Selecting the appropriate solvent system is crucial for achieving the desired phase structure and physicochemical properties of amorphous solid dispersions (SDDs). The main goal is to identify a solvent (or solvent mixture) that can solubilize all formulation components—API, carrier, and excipients.

Key Criteria for Choosing a Spray Drying Solvent:

1. High Solubility: The selected solvent should dissolve both the drug and the carrier at concentrations greater than 50 mg/ml to ensure the formation of a uniform feed solution.
2. Acceptable Viscosity: The solvent should allow for the formation of a feed solution with acceptable viscosity, as high viscosity can impede atomization during spray drying.
3. Low Toxicity: It is essential to choose solvents with low toxicity, particularly those classified under ICH Q3(R5) class 2 and 3 solvents.
4. High Volatility: The solvent must have high volatility to facilitate efficient solvent evaporation during the spray drying process.
5. Chemical Stability: The feed components (drug, carrier, and additives) should be chemically stable in the selected solvent, ensuring no degradation during processing.
6. Non-Combustibility: The solvent should not be combustible in the spray drying environment to avoid safety concerns.

Solvent Properties:

• Volatility: The relative volatility of a solvent determines its evaporation rate, which is crucial for achieving a sufficient yield and controlling the residual solvent content in the final product.
• Enthalpy of Vaporization: This property provides insight into the energy required for the solvent to evaporate and is important for optimizing the outlet temperature and energy consumption during spray drying.
• Viscosity and Surface Tension: These factors influence the feed atomization during spray drying and the interaction between the drug, carrier, and solvent in solution.
• Dielectric Constant and Polarizability: These parameters reflect the polarity of the solvent. Solvents with higher dielectric constants are more polar and may influence the phase structure of the resulting SDD. For example, solvents with higher polarity have been shown to enhance the amorphous content of solid dispersions, leading to higher equilibrium solubility for certain drugs.
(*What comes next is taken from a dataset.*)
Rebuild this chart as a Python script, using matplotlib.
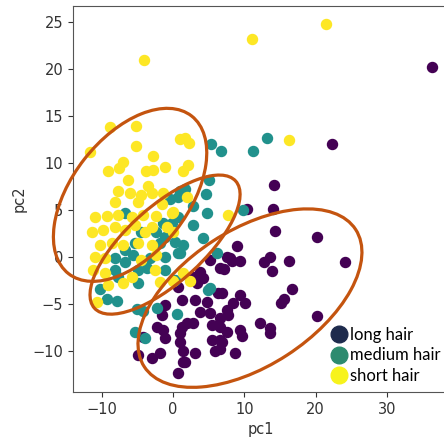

Solvent Selection for Drug and Polymer Compatibility

• Solubility Parameter: The solubility parameter can help estimate the compatibility between the drug and carrier in the feed solution. A smaller gap between the solubility parameters of the drug and polymer tends to result in a more homogeneous solution.

Trends in Solvent Choice

Traditional Solvents: Historically, dichloromethane (DCM) was favored for spray drying due to its high volatility and strong solubilizing ability.

Modern Trends: The industry is shifting toward volatile alcohols or hydroalcoholic systems, which are more environmentally friendly, safer (less toxic), and allow for particle engineering by adjusting solvent mixtures during feed preparation.

While many poorly soluble APIs and polymer carriers are soluble in organic solvents, the increasing complexity of drug molecules being developed today often leads to solubility challenges, even in a range of traditional spray drying solvents.

Overall, solvent selection remains a critical factor in the successful preparation of amorphous SDDs, and optimizing solvent properties can significantly influence the physicochemical attributes and performance of the final product.

Conclusion:

Amorphous solid dispersions are effective for enhancing the dissolution and bioavailability of poorly soluble drugs. Key factors in their development include the selection of appropriate polymeric carriers, such as PVP and HPMC, which facilitate drug stability and solubility, and the choice of solvent systems that ensure compatibility, volatility, and safety. The interactions between drugs, polymers, and solvents play a crucial role in the formation of stable, amorphous structures. Optimizing these parameters improves drug performance and therapeutic efficacy.